- _Stated goal_
Copy out the lines that include the word "page".

Figure scripts
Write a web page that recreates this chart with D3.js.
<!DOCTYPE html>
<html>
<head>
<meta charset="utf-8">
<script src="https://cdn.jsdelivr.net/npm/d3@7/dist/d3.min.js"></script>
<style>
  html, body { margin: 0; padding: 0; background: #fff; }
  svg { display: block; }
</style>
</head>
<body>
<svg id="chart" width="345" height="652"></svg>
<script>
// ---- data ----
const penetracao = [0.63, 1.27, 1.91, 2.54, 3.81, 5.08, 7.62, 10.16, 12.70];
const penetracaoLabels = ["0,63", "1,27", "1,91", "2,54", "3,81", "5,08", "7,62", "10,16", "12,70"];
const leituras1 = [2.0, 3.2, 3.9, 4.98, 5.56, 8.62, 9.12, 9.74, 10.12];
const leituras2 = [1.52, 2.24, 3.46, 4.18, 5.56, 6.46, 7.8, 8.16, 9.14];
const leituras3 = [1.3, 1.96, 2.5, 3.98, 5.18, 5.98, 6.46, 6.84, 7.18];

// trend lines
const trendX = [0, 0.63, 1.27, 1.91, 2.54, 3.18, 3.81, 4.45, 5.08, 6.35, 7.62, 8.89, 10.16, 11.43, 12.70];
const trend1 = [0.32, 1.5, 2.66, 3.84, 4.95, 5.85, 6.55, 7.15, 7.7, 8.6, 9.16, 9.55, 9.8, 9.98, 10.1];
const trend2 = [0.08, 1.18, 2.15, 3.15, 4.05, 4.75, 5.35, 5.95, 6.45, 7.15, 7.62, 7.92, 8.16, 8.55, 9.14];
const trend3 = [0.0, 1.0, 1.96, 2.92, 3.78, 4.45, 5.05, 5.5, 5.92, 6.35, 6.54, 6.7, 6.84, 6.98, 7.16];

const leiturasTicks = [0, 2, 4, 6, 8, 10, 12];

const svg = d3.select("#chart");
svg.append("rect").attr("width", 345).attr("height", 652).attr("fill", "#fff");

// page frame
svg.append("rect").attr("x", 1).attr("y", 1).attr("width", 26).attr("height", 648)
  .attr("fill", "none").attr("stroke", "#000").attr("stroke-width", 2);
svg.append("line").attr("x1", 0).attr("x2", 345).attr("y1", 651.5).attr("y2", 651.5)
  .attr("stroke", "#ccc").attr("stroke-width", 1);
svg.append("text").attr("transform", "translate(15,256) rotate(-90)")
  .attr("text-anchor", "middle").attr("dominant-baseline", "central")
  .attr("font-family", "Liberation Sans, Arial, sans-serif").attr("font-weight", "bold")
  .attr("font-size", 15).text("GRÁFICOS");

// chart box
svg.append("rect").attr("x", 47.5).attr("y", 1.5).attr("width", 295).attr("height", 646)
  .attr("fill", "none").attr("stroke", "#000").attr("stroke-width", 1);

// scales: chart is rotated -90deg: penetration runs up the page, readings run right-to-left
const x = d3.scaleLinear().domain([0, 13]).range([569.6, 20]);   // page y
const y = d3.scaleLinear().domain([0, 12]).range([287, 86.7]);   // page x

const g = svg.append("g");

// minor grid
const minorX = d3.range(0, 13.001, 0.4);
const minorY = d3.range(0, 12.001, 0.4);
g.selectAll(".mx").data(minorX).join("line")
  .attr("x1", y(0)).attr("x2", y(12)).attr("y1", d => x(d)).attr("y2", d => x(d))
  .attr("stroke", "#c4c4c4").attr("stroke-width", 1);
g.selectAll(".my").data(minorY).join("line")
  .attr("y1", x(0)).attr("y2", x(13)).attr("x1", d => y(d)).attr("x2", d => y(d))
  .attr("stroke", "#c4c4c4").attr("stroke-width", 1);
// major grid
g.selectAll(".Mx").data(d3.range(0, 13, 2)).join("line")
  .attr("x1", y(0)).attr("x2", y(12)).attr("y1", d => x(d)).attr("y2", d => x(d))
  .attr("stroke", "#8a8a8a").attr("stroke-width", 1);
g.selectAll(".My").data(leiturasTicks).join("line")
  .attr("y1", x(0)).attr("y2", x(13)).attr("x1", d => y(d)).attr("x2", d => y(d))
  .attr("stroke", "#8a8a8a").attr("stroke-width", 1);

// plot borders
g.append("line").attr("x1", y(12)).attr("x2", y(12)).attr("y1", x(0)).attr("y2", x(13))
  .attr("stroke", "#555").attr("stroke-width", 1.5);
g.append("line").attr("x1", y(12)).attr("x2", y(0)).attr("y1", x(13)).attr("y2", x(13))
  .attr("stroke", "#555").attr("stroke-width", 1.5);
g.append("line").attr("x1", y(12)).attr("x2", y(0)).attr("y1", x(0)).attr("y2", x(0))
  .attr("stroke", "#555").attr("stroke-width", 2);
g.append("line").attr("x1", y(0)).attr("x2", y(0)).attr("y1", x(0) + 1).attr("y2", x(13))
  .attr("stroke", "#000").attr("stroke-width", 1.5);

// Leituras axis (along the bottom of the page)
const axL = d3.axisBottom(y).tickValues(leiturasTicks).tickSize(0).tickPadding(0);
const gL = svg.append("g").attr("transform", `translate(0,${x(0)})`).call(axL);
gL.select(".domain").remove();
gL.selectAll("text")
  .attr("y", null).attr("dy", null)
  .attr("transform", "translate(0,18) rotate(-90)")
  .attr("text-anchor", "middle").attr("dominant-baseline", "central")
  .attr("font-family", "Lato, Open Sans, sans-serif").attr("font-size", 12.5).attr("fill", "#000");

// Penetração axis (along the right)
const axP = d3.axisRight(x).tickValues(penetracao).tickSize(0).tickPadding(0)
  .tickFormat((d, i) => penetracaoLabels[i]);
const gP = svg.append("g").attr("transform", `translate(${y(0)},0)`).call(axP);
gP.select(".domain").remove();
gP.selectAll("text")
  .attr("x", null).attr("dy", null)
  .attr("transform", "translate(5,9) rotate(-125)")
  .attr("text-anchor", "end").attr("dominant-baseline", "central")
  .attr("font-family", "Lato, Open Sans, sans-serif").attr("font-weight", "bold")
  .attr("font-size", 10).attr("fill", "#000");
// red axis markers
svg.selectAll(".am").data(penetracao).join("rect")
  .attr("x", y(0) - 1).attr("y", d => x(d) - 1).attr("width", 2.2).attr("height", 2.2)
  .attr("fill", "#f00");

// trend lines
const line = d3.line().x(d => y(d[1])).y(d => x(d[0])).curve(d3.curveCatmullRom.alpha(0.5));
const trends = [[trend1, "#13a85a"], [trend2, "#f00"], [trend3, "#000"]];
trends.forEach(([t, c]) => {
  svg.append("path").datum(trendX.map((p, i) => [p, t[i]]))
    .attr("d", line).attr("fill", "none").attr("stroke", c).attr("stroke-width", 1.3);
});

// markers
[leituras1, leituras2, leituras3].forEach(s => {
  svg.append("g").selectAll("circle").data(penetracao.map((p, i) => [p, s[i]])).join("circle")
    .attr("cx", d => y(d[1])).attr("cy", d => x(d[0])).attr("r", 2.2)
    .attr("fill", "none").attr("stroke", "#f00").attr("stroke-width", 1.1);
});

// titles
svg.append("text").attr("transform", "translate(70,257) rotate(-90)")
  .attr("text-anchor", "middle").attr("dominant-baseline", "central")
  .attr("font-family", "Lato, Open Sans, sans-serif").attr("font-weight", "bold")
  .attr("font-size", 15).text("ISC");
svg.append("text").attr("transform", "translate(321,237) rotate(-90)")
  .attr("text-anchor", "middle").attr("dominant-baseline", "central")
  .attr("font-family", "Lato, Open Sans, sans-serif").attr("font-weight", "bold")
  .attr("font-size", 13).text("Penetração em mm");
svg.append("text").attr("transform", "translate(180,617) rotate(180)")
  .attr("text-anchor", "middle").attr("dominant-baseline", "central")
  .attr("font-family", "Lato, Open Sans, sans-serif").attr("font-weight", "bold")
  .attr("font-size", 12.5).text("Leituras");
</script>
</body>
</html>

--

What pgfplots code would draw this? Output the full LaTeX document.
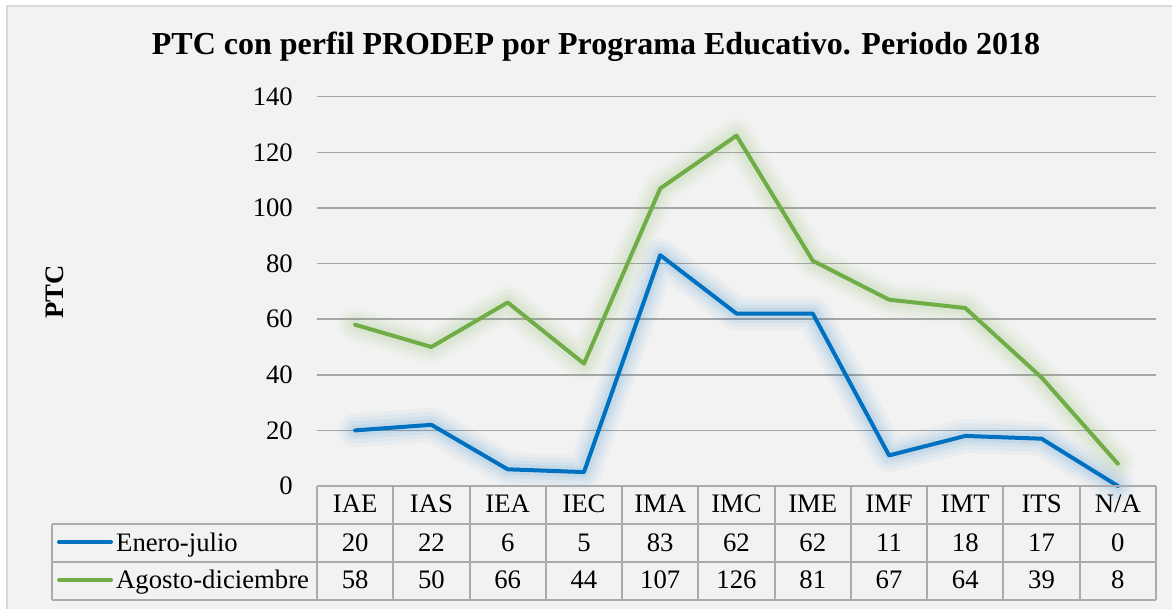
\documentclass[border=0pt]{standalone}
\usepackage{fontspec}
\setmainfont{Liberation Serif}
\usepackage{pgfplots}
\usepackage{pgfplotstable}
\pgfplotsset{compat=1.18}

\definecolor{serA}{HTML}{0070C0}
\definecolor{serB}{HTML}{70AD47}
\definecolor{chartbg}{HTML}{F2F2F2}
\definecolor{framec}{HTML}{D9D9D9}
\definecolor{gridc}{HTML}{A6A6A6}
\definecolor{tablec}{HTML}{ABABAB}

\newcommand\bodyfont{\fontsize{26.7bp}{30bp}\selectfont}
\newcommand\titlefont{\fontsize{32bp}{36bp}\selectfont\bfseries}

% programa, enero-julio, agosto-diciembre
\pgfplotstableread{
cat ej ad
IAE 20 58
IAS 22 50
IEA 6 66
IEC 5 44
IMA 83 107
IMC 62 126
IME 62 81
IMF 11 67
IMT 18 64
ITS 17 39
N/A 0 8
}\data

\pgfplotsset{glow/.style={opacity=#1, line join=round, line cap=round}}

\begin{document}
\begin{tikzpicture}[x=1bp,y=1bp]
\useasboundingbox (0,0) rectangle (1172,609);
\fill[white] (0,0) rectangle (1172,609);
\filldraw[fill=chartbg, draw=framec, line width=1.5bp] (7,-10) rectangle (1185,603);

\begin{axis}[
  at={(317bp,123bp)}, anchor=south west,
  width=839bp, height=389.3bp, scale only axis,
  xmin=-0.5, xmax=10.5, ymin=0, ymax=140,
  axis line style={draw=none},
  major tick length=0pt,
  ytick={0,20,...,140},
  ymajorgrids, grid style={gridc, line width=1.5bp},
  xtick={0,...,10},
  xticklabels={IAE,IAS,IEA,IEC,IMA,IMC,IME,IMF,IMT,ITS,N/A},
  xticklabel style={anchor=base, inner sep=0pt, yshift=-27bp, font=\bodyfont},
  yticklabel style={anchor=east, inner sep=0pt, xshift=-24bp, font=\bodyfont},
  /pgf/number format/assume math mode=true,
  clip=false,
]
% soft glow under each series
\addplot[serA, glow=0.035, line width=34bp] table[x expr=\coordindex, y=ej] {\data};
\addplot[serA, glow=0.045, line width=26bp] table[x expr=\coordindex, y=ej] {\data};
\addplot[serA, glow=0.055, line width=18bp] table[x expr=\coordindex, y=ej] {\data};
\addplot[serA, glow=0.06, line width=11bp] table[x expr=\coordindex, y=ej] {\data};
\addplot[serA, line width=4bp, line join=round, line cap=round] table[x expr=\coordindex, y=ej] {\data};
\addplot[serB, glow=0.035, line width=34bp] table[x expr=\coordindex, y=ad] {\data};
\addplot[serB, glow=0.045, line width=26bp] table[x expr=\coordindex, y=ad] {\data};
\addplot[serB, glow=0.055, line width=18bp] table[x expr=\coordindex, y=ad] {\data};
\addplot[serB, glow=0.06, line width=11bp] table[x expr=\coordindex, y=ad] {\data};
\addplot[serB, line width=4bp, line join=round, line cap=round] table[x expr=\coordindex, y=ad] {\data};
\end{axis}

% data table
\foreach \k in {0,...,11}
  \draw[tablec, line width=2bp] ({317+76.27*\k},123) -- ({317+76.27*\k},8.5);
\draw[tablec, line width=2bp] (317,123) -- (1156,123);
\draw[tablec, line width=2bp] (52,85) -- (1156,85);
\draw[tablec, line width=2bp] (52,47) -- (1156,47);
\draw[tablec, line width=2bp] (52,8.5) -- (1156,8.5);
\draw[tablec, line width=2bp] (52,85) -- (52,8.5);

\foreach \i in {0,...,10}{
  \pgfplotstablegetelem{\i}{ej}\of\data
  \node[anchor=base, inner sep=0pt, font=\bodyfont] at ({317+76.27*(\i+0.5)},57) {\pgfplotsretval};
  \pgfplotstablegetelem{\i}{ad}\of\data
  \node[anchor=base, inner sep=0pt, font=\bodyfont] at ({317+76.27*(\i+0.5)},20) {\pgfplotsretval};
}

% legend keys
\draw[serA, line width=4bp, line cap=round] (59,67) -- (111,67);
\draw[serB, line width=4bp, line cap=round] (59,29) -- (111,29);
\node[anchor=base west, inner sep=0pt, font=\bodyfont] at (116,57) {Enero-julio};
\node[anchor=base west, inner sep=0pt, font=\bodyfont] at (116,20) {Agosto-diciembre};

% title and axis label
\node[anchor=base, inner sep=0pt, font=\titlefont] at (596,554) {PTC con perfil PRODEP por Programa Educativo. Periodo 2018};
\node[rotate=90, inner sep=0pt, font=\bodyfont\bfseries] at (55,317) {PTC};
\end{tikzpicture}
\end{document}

- _The reply_
Write a web page that recreates this chart with D3.js.
// page frame
// scales: chart is rotated -90deg: penetration runs up the page, readings run right-to-left
const x = d3.scaleLinear().domain([0, 13]).range([569.6, 20]);   // page y
const y = d3.scaleLinear().domain([0, 12]).range([287, 86.7]);   // page x
// Leituras axis (along the bottom of the page)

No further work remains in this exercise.